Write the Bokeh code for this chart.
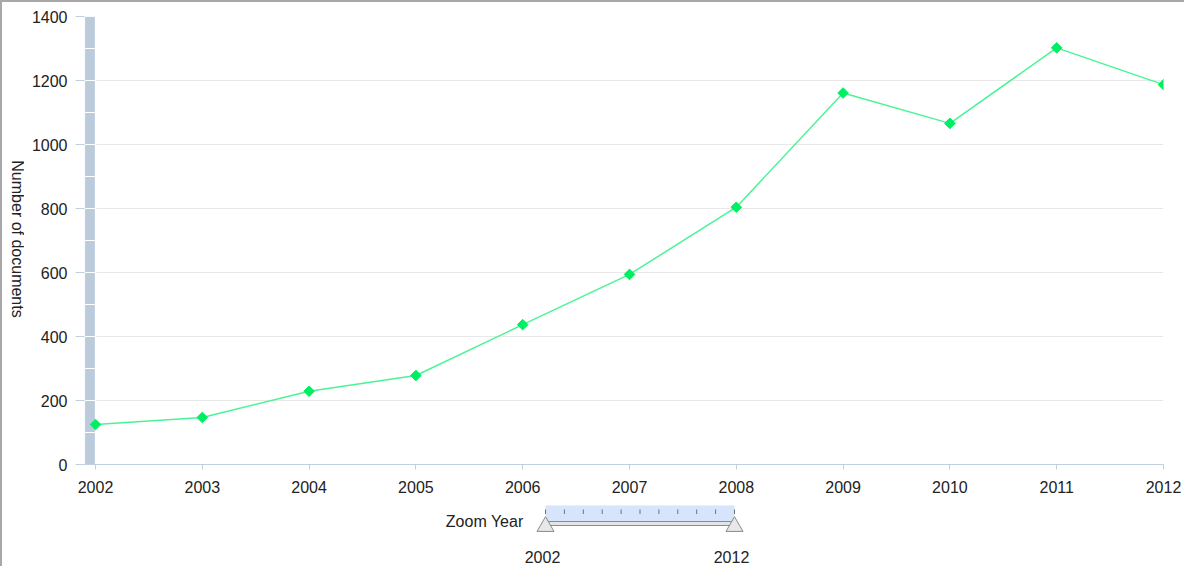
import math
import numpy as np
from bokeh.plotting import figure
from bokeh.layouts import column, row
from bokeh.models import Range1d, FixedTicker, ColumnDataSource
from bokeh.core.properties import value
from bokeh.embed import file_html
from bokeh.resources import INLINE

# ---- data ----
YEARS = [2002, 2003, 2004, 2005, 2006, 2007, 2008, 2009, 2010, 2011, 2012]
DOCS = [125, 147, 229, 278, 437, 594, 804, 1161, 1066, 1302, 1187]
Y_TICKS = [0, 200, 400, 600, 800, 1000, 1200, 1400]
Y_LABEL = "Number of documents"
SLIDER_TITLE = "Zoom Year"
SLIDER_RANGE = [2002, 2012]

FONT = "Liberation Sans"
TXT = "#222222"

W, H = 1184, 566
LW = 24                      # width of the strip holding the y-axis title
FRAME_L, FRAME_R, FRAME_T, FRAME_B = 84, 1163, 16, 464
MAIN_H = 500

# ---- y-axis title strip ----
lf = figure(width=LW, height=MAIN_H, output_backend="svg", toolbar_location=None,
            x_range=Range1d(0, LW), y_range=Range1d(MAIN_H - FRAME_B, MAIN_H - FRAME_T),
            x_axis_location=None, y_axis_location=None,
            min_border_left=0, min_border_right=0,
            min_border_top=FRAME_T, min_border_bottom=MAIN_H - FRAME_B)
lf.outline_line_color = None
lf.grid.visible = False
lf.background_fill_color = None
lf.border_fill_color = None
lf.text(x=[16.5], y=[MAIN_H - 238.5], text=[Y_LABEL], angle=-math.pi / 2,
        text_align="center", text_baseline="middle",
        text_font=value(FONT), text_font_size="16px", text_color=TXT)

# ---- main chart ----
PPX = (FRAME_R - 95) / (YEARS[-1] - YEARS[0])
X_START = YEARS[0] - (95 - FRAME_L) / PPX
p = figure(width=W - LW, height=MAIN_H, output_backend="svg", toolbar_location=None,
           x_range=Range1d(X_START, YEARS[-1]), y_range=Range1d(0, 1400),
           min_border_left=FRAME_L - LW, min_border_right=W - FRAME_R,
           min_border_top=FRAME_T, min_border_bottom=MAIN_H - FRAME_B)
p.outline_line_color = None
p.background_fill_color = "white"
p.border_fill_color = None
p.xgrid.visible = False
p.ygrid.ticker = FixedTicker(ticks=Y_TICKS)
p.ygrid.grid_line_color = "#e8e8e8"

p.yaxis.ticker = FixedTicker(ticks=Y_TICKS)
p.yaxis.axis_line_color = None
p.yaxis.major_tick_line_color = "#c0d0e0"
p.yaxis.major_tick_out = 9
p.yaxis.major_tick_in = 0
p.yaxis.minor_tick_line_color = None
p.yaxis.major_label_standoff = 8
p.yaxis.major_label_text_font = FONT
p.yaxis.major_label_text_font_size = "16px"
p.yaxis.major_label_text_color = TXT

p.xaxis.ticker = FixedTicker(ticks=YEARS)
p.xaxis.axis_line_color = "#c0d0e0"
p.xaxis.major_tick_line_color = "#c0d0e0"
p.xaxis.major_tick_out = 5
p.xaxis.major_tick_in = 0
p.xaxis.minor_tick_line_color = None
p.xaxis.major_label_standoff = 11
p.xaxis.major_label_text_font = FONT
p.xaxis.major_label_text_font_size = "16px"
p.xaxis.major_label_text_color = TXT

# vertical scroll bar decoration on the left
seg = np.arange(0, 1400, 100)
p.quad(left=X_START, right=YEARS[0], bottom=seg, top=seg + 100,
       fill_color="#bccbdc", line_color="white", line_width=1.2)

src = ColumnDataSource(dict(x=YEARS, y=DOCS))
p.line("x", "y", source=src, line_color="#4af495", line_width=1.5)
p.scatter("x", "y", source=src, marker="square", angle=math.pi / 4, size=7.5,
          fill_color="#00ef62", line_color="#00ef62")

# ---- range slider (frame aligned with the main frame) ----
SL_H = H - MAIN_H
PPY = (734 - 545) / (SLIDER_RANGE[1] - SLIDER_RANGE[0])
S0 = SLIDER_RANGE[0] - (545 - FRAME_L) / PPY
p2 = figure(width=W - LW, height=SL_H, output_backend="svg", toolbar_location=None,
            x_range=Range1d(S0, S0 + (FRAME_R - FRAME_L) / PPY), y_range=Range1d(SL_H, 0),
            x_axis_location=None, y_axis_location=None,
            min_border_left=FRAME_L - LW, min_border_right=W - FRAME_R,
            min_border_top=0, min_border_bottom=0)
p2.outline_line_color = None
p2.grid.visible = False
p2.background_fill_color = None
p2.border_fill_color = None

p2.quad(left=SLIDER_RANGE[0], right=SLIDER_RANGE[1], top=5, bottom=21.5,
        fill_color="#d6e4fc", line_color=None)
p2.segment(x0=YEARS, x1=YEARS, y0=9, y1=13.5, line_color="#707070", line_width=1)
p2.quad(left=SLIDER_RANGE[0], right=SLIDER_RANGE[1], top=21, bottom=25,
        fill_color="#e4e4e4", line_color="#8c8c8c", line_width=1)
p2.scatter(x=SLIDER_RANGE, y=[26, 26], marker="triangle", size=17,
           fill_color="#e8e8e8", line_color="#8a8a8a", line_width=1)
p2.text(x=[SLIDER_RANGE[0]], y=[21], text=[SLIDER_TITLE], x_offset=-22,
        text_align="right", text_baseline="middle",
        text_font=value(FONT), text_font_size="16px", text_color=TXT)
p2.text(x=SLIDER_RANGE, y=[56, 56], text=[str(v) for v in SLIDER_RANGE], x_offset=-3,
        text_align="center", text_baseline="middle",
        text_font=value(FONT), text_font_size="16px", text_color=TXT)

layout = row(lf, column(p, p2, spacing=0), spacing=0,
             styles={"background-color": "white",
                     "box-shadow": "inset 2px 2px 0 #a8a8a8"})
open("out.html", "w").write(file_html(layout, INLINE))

§ What you have to do
Copy all the data exactly as written, but skip any picture.

§ Answer
Write the Bokeh code for this chart.
import math
import numpy as np
from bokeh.plotting import figure
from bokeh.layouts import column, row
from bokeh.models import Range1d, FixedTicker, ColumnDataSource
from bokeh.core.properties import value
from bokeh.embed import file_html
from bokeh.resources import INLINE

# ---- data ----
YEARS = [2002, 2003, 2004, 2005, 2006, 2007, 2008, 2009, 2010, 2011, 2012]
DOCS = [125, 147, 229, 278, 437, 594, 804, 1161, 1066, 1302, 1187]
Y_TICKS = [0, 200, 400, 600, 800, 1000, 1200, 1400]
Y_LABEL = "Number of documents"
SLIDER_TITLE = "Zoom Year"
SLIDER_RANGE = [2002, 2012]

FONT = "Liberation Sans"
TXT = "#222222"

W, H = 1184, 566
LW = 24                      # width of the strip holding the y-axis title
FRAME_L, FRAME_R, FRAME_T, FRAME_B = 84, 1163, 16, 464
MAIN_H = 500

# ---- y-axis title strip ----
lf = figure(width=LW, height=MAIN_H, output_backend="svg", toolbar_location=None,
            x_range=Range1d(0, LW), y_range=Range1d(MAIN_H - FRAME_B, MAIN_H - FRAME_T),
            x_axis_location=None, y_axis_location=None,
            min_border_left=0, min_border_right=0,
            min_border_top=FRAME_T, min_border_bottom=MAIN_H - FRAME_B)
lf.outline_line_color = None
lf.grid.visible = False
lf.background_fill_color = None
lf.border_fill_color = None
lf.text(x=[16.5], y=[MAIN_H - 238.5], text=[Y_LABEL], angle=-math.pi / 2,
        text_align="center", text_baseline="middle",
        text_font=value(FONT), text_font_size="16px", text_color=TXT)

# ---- main chart ----
PPX = (FRAME_R - 95) / (YEARS[-1] - YEARS[0])
X_START = YEARS[0] - (95 - FRAME_L) / PPX
p = figure(width=W - LW, height=MAIN_H, output_backend="svg", toolbar_location=None,
           x_range=Range1d(X_START, YEARS[-1]), y_range=Range1d(0, 1400),
           min_border_left=FRAME_L - LW, min_border_right=W - FRAME_R,
           min_border_top=FRAME_T, min_border_bottom=MAIN_H - FRAME_B)
p.outline_line_color = None
p.background_fill_color = "white"
p.border_fill_color = None
p.xgrid.visible = False
p.ygrid.ticker = FixedTicker(ticks=Y_TICKS)
p.ygrid.grid_line_color = "#e8e8e8"

p.yaxis.ticker = FixedTicker(ticks=Y_TICKS)
p.yaxis.axis_line_color = None
p.yaxis.major_tick_line_color = "#c0d0e0"
p.yaxis.major_tick_out = 9
p.yaxis.major_tick_in = 0
p.yaxis.minor_tick_line_color = None
p.yaxis.major_label_standoff = 8
p.yaxis.major_label_text_font = FONT
p.yaxis.major_label_text_font_size = "16px"
p.yaxis.major_label_text_color = TXT

p.xaxis.ticker = FixedTicker(ticks=YEARS)
p.xaxis.axis_line_color = "#c0d0e0"
p.xaxis.major_tick_line_color = "#c0d0e0"
p.xaxis.major_tick_out = 5
p.xaxis.major_tick_in = 0
p.xaxis.minor_tick_line_color = None
p.xaxis.major_label_standoff = 11
p.xaxis.major_label_text_font = FONT
p.xaxis.major_label_text_font_size = "16px"
p.xaxis.major_label_text_color = TXT

# vertical scroll bar decoration on the left
seg = np.arange(0, 1400, 100)
p.quad(left=X_START, right=YEARS[0], bottom=seg, top=seg + 100,
       fill_color="#bccbdc", line_color="white", line_width=1.2)

src = ColumnDataSource(dict(x=YEARS, y=DOCS))
p.line("x", "y", source=src, line_color="#4af495", line_width=1.5)
p.scatter("x", "y", source=src, marker="square", angle=math.pi / 4, size=7.5,
          fill_color="#00ef62", line_color="#00ef62")

# ---- range slider (frame aligned with the main frame) ----
SL_H = H - MAIN_H
PPY = (734 - 545) / (SLIDER_RANGE[1] - SLIDER_RANGE[0])
S0 = SLIDER_RANGE[0] - (545 - FRAME_L) / PPY
p2 = figure(width=W - LW, height=SL_H, output_backend="svg", toolbar_location=None,
            x_range=Range1d(S0, S0 + (FRAME_R - FRAME_L) / PPY), y_range=Range1d(SL_H, 0),
            x_axis_location=None, y_axis_location=None,
            min_border_left=FRAME_L - LW, min_border_right=W - FRAME_R,
            min_border_top=0, min_border_bottom=0)
p2.outline_line_color = None
p2.grid.visible = False
p2.background_fill_color = None
p2.border_fill_color = None

p2.quad(left=SLIDER_RANGE[0], right=SLIDER_RANGE[1], top=5, bottom=21.5,
        fill_color="#d6e4fc", line_color=None)
p2.segment(x0=YEARS, x1=YEARS, y0=9, y1=13.5, line_color="#707070", line_width=1)
p2.quad(left=SLIDER_RANGE[0], right=SLIDER_RANGE[1], top=21, bottom=25,
        fill_color="#e4e4e4", line_color="#8c8c8c", line_width=1)
p2.scatter(x=SLIDER_RANGE, y=[26, 26], marker="triangle", size=17,
           fill_color="#e8e8e8", line_color="#8a8a8a", line_width=1)
p2.text(x=[SLIDER_RANGE[0]], y=[21], text=[SLIDER_TITLE], x_offset=-22,
        text_align="right", text_baseline="middle",
        text_font=value(FONT), text_font_size="16px", text_color=TXT)
p2.text(x=SLIDER_RANGE, y=[56, 56], text=[str(v) for v in SLIDER_RANGE], x_offset=-3,
        text_align="center", text_baseline="middle",
        text_font=value(FONT), text_font_size="16px", text_color=TXT)

layout = row(lf, column(p, p2, spacing=0), spacing=0,
             styles={"background-color": "white",
                     "box-shadow": "inset 2px 2px 0 #a8a8a8"})
open("out.html", "w").write(file_html(layout, INLINE))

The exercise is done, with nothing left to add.